Query below returns data types used in a database ordered by the number of their occurance.
Query
select c.data_type,
count(*) as columns,
cast(100.0 *
count(*) /
(select count(*) from information_schema.tables t
inner join information_schema.columns c on
c.table_schema = t.table_schema
and c.table_name = t.table_name
where table_type = 'BASE TABLE')
as decimal (14,2)) as percent_columns,
count(distinct t.table_schema || '.' || t.table_name ) as tables,
cast(100.0 *
count(distinct t.table_schema || '.' || t.table_name) /
(select count(*) from information_schema.tables
where table_type = 'BASE TABLE')
as decimal (14,2)) as percent_tables
from information_schema.tables t
inner join information_schema.columns c on
c.table_schema = t.table_schema and c.table_name = t.table_name
where table_type = 'BASE TABLE'
group by c.data_type
order by count(*) desc;
Columns
- data_type - built in or user data type without length or precision, e.g. int, varchar or date
- columns - number of columns in a database with this data type
- percent_columns - percentage of columns with this data type.

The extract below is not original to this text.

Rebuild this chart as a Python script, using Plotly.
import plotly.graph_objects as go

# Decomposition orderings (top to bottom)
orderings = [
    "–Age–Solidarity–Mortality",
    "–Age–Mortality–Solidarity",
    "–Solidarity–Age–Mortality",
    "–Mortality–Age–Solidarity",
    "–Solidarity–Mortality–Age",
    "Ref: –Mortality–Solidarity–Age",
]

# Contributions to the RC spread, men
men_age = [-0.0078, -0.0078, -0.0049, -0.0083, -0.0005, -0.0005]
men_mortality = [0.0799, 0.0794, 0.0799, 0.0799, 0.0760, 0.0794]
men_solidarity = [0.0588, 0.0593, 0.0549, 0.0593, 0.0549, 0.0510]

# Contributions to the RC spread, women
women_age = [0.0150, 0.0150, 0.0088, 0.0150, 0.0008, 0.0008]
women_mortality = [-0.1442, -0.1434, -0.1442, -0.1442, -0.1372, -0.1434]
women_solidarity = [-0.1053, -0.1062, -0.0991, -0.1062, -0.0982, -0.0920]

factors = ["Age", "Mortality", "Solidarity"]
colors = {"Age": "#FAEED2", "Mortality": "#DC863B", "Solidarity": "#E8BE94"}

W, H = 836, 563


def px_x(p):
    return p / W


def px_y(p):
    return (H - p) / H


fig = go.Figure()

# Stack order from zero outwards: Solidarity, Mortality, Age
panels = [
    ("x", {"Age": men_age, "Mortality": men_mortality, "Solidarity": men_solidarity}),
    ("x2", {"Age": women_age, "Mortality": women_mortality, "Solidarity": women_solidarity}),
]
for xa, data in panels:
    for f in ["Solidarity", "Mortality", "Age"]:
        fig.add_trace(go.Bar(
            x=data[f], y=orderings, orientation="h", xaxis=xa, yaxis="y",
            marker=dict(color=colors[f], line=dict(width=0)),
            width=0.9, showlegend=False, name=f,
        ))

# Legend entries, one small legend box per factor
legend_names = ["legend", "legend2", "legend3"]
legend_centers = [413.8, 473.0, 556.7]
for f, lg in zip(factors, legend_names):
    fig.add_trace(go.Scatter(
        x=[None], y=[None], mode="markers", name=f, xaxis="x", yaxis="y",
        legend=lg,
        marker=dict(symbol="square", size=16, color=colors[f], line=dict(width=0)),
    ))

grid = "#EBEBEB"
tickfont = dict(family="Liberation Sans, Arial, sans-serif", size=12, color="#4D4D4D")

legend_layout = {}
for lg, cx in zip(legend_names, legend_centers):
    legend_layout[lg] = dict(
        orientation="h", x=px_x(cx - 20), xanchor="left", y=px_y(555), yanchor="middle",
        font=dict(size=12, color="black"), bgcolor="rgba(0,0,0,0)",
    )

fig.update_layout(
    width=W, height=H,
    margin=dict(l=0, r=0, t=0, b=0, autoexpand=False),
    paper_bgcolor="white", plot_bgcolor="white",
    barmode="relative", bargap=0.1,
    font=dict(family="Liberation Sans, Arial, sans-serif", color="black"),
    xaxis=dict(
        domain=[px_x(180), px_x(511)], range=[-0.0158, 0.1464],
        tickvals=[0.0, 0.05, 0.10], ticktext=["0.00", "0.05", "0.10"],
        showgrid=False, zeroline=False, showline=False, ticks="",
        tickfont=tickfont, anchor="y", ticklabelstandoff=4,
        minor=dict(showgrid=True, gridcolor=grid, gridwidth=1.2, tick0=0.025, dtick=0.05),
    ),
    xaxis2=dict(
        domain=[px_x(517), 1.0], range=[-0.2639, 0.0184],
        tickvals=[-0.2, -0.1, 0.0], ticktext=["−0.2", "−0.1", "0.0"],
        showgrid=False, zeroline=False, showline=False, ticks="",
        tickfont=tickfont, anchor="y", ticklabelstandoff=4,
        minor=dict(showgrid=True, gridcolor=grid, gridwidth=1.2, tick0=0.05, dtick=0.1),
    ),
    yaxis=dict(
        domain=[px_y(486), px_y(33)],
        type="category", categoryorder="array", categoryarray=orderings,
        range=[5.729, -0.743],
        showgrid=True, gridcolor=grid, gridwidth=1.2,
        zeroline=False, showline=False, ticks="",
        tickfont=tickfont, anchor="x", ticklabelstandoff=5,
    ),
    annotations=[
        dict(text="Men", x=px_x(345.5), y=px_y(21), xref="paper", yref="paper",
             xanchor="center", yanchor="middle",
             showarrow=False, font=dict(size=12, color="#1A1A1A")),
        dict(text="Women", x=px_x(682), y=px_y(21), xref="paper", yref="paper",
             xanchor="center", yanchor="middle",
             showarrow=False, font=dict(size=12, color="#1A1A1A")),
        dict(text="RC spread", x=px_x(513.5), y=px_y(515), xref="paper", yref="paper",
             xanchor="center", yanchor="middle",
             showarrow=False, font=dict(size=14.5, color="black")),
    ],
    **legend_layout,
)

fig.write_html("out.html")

Rows add up to 100%
- tables - number of tables in a database with this data type
- percent_tables - percentage of tables with columns with this data type.
Rows
- One row represents one data type
- Scope of rows: all data types used in a database
- Ordered by number of columns descending
Sample results
Those results show data types used in SNOWFLAKE_SAMPLE_DATA database. As you can see most popular data type is number - it is used in 648 columns which is 58.27% of all columns in 80 tables (which 91.95% of all tables).